* [Task details]:
Count the lines that hold the string "React". Reply with the number alone.

BEGIN Task data

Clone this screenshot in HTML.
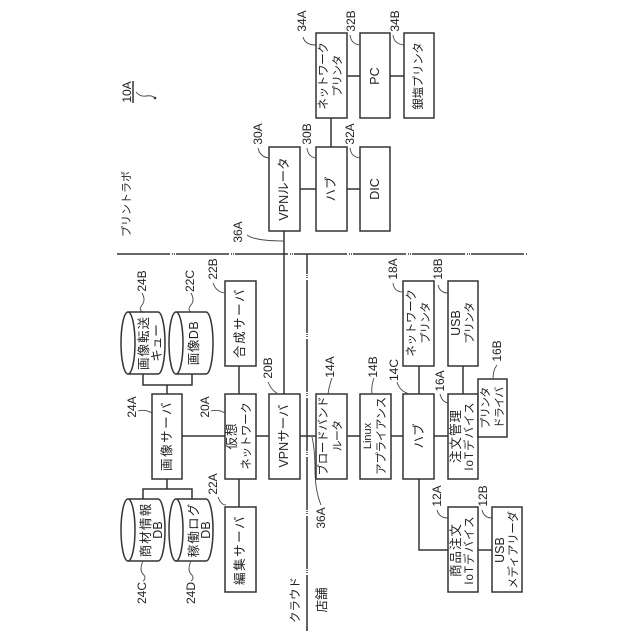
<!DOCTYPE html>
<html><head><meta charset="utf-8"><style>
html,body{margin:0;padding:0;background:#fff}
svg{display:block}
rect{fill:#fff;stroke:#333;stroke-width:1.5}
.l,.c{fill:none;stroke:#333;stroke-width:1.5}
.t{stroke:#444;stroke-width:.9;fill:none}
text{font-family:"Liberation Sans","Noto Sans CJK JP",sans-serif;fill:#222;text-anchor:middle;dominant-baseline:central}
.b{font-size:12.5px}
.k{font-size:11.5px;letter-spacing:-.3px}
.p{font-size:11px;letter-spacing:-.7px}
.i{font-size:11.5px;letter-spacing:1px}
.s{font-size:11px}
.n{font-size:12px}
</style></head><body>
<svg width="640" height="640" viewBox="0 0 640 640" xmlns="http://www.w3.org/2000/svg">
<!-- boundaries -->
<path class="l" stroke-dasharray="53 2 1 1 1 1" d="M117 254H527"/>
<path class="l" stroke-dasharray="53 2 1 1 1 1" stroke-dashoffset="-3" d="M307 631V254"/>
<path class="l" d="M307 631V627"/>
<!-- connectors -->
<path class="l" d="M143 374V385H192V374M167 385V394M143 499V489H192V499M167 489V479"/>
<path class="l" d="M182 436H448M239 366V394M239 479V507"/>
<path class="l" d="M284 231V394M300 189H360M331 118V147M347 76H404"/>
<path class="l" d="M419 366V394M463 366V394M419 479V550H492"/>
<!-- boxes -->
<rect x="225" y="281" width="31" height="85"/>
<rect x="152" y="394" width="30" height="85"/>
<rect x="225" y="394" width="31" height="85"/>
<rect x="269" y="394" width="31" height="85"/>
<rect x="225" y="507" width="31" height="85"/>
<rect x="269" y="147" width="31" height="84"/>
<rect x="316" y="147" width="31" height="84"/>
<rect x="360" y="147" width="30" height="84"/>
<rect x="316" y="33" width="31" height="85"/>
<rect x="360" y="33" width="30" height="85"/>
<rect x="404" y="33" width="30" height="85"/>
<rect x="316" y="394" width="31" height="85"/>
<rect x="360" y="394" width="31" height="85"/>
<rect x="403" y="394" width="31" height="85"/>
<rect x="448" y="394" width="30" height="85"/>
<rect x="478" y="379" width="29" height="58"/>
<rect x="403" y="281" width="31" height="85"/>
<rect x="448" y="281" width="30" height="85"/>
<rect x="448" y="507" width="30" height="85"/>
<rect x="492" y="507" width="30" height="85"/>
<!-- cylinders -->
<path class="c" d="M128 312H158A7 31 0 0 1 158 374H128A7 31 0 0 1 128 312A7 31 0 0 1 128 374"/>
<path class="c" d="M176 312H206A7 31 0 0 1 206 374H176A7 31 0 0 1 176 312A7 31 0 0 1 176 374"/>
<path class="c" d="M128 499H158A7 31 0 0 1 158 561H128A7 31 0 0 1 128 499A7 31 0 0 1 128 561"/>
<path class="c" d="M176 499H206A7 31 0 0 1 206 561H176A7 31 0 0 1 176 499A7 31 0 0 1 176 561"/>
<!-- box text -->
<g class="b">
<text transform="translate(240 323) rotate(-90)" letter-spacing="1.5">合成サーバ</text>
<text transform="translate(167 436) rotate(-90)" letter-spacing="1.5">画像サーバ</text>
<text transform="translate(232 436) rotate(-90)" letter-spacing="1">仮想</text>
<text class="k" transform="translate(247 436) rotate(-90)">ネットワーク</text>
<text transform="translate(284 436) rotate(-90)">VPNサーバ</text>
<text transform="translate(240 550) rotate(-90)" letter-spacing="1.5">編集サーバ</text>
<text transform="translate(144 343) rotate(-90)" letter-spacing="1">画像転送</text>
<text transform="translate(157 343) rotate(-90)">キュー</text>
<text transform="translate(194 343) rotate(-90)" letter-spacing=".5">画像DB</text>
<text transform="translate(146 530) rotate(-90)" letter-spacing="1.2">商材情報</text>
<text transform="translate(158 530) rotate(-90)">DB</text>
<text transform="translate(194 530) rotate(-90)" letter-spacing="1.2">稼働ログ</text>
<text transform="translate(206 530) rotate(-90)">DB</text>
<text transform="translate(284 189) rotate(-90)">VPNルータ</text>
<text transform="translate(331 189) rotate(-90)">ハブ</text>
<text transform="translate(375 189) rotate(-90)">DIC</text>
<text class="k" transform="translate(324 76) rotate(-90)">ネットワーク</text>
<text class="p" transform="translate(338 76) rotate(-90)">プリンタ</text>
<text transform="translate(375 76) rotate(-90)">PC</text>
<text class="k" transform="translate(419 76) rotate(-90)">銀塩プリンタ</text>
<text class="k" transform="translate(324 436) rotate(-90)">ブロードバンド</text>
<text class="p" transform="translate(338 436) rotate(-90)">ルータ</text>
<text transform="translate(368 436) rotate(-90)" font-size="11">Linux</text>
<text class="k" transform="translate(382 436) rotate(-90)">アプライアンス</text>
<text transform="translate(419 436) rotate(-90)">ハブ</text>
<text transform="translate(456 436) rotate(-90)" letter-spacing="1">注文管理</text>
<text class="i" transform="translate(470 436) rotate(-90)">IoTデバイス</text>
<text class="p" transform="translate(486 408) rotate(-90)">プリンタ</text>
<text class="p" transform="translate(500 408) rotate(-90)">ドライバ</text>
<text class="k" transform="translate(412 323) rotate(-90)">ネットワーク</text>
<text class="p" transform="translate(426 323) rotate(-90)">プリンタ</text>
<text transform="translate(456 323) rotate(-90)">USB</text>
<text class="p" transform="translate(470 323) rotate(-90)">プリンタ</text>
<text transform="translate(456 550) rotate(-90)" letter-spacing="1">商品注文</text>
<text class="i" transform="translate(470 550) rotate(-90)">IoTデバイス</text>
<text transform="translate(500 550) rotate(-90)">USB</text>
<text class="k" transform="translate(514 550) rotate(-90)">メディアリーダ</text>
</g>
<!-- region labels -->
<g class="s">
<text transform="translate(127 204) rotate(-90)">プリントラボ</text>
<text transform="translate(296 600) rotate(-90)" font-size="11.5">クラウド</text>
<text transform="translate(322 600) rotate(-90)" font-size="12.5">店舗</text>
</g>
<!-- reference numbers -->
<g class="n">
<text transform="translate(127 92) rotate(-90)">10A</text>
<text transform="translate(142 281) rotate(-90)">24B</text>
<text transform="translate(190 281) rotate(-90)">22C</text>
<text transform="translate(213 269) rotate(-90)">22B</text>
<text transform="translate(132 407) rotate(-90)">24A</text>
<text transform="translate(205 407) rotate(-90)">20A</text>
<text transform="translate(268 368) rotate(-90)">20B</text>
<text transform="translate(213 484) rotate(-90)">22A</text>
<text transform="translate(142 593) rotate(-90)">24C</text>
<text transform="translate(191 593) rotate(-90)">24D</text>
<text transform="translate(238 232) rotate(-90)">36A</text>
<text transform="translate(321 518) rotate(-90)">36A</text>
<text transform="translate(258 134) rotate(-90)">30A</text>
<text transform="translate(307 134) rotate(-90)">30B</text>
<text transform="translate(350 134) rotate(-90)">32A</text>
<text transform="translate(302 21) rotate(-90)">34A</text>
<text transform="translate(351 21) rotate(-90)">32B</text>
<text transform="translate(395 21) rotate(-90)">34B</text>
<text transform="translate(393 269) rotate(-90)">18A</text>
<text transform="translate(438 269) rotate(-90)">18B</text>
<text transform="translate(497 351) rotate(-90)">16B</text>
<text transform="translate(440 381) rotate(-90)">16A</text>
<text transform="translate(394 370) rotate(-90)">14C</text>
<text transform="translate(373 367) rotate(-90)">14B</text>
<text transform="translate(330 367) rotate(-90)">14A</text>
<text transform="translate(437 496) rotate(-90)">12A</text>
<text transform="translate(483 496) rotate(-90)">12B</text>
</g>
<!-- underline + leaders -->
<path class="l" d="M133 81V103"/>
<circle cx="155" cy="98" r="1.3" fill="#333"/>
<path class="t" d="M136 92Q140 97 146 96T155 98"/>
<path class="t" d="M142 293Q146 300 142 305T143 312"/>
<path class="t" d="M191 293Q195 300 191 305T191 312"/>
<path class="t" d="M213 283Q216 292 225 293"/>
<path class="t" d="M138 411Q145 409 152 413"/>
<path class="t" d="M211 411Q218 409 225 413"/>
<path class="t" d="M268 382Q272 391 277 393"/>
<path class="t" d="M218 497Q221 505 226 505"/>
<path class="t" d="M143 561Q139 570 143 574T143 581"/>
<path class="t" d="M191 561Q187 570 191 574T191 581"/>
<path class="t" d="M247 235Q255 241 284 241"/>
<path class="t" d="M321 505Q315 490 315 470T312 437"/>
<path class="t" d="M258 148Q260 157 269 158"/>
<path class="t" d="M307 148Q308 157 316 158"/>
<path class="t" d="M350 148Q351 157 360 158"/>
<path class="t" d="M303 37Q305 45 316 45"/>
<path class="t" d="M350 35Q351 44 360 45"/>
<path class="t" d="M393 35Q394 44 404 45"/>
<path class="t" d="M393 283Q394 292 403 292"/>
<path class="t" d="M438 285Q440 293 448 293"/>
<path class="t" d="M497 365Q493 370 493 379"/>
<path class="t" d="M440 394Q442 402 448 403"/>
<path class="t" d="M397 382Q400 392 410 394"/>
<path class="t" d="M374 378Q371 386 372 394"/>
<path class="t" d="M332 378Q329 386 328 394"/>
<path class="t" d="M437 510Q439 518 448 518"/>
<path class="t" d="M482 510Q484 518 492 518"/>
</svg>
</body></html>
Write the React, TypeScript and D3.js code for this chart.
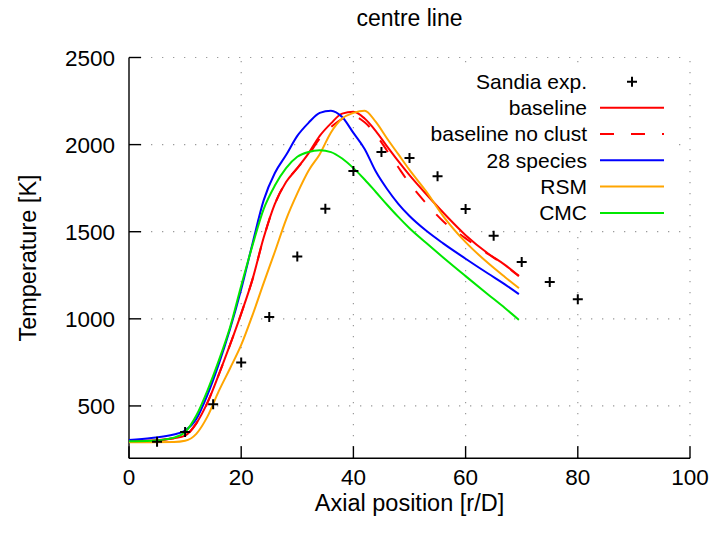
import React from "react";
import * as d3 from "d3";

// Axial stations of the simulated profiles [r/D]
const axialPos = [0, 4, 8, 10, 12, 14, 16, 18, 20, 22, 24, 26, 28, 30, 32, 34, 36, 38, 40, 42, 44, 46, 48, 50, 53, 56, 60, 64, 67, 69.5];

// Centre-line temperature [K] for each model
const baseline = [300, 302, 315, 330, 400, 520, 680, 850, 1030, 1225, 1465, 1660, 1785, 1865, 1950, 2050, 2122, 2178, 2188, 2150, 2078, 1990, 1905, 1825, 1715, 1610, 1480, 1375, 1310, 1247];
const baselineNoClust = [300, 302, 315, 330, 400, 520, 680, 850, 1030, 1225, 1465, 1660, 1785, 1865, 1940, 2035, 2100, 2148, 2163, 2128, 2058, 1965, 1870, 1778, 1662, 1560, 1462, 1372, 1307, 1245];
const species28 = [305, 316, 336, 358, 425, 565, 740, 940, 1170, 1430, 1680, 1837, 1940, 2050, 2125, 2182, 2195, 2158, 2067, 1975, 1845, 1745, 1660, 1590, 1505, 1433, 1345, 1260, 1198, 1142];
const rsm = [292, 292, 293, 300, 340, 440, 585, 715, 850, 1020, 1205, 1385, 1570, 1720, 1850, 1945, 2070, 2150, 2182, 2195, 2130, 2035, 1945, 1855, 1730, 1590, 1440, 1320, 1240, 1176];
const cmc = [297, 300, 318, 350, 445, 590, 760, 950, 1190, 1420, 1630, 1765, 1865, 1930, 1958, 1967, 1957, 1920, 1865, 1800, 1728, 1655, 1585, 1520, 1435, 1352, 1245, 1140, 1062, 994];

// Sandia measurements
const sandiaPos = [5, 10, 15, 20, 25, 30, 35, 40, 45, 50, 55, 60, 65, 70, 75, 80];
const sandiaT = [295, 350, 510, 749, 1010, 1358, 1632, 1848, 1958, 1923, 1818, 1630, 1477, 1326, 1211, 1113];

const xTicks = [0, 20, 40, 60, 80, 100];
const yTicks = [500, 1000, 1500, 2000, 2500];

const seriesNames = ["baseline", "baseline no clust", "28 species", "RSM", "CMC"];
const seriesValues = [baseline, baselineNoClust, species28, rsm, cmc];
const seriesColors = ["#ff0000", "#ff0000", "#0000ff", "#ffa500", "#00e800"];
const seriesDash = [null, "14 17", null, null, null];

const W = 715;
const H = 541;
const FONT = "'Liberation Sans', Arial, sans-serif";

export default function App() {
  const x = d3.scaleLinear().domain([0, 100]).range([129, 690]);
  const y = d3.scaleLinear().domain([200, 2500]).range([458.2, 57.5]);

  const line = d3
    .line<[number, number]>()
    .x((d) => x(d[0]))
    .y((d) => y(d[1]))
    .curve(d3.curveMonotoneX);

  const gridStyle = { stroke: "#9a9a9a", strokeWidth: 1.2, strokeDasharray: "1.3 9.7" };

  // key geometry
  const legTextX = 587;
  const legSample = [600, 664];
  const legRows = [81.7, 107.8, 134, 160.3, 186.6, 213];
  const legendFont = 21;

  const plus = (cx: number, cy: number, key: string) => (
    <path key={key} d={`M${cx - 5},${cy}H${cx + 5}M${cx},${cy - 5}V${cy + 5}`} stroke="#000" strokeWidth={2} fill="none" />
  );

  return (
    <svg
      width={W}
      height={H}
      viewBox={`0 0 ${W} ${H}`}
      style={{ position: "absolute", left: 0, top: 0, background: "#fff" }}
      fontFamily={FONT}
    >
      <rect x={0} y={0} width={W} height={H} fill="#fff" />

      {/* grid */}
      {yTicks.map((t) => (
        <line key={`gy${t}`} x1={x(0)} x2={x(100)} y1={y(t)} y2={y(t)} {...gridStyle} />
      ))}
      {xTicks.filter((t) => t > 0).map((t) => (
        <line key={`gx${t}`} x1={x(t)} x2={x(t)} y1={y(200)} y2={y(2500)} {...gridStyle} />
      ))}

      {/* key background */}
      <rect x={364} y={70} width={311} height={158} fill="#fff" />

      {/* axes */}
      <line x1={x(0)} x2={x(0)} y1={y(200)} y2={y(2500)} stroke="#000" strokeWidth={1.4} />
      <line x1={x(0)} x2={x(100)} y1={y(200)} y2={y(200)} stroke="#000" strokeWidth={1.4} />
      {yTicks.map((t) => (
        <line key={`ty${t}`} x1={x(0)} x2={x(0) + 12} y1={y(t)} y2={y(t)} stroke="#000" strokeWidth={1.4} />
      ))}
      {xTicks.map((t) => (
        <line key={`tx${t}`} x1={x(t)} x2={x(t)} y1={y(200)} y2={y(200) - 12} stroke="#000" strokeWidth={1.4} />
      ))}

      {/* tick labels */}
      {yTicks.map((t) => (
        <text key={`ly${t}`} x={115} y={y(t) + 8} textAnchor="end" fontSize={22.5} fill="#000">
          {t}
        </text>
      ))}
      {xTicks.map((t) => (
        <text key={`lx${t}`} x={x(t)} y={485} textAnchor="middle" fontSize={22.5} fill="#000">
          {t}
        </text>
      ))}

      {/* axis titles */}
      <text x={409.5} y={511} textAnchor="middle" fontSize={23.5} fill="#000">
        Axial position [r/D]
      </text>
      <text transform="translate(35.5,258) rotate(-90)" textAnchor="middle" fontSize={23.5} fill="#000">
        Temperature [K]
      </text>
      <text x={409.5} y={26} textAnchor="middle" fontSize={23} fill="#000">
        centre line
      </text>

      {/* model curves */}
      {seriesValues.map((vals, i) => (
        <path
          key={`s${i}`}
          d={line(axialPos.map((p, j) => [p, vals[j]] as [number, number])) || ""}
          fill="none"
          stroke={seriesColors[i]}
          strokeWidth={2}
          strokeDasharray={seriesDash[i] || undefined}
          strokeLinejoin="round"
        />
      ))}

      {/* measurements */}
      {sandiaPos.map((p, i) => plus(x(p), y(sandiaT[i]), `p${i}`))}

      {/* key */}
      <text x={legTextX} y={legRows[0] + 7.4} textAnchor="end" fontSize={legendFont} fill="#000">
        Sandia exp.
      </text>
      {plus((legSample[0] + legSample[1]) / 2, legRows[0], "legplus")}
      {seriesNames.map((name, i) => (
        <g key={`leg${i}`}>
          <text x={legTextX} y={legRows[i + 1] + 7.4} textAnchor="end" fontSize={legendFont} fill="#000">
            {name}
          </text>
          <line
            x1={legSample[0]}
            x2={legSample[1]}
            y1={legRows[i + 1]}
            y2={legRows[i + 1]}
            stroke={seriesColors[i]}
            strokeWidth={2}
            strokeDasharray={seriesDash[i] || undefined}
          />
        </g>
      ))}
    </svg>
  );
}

END Task data

* [Answer below]:
2